History teacher Gwen Bartlett added the semester-long class as an elective this year. It’s one of several in the social studies department that have a special focus.

“There’s the question of, ‘Why have a women’s history course?’” she said. “It’s definitely not to discredit any of these things that we do learn about. I’m a U.S. history teacher, and I teach about the American Revolution, and I teach about some of these things that Kody’s talking about. But I think oftentimes that when we look at some of these major events, they’re very politically driven or militarily driven. And for a very long time women were not a part of those spheres, and they’re still not to a certain extent. And so I think to understand the full scope of what happened to our society in the past, you have to understand what everyone was doing and how everyone was contributing to what was going on during that society at that time.”

Kelsey Bergeson was quiet Friday during a lively discussion of the film “Iron Jawed Angels,” an account of women fighting for the right to vote in the early 1900s. She doesn’t speak up much, but she’s taken in a great deal.

“What these girls went through, what these women went through, it’s just heartbreaking,” she said, “and it’s also really empowering. I guess it gives me a lot of hope and makes me think I can do better, like I have enough strength to do the kinds of things that they did.”

She’d like to take the advantages she has to other parts of the world.

“The suffrage here, the women were trying to help their daughters. I want to help our sisters in other countries,” she said. “We’re in a pretty good place, so why can’t they be?”

The class doesn’t just cover American women or feminists.

“We’ve looked at a variety of different types of women — in different civilizations, in different economic classes, in different cultures and in different time periods,” Bartlett said.

The students have also debated issues ranging from whether a woman should be president to abortion to segregating classes by gender.

Amber Brown was in the minority when she said a woman shouldn’t be president.

“A lot of girls had different opinions, and I think Miss Bartlett intervened in that one because it was starting to get a little bit ugly,” she said.

Their disagreements become part of a larger lesson.

“Even though we’re talking about women and women’s history, women throughout history haven’t always agreed on everything, like the girls in this class don’t agree on everything,” Bartlett said.

The students have also become familiar with more of their own history. Kronser’s favorite subject is history, but beyond Amelia Earhart and Sacajawea, he couldn’t identify many women in history.

“This has really been a huge awakening learning about all these different women and what they’ve gone through to help women get the right to vote and even come out of the house, and not be labeled as a witch or whatever they were labeling them as at the time,” he said.

Bartlett worries that people will see Women’s History as a special class, apart from other offerings such as Mock Trial or America in the 1960s. But all of the classes serve the same purpose.

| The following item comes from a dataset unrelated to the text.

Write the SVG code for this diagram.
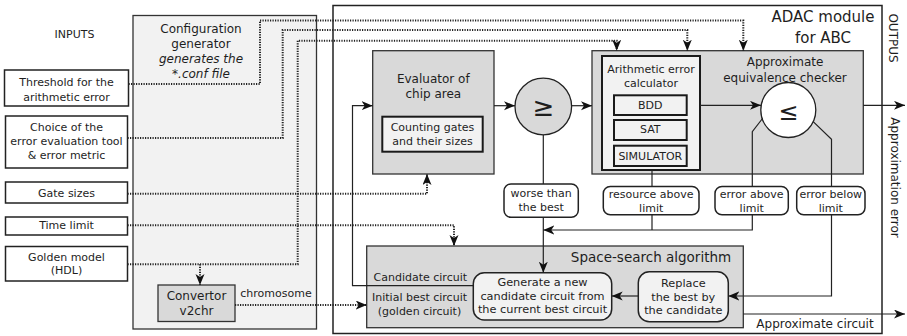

“I think that specialized social studies courses can be very rewarding for kids because they help prepare them for their society out there,” she said. “You understand where you’ve been, you understand what’s going on, and the more well-rounded those courses can be, the better, because it makes students better civic participants in their future, I think. And that’s one of the reasons I was interested in doing this course.”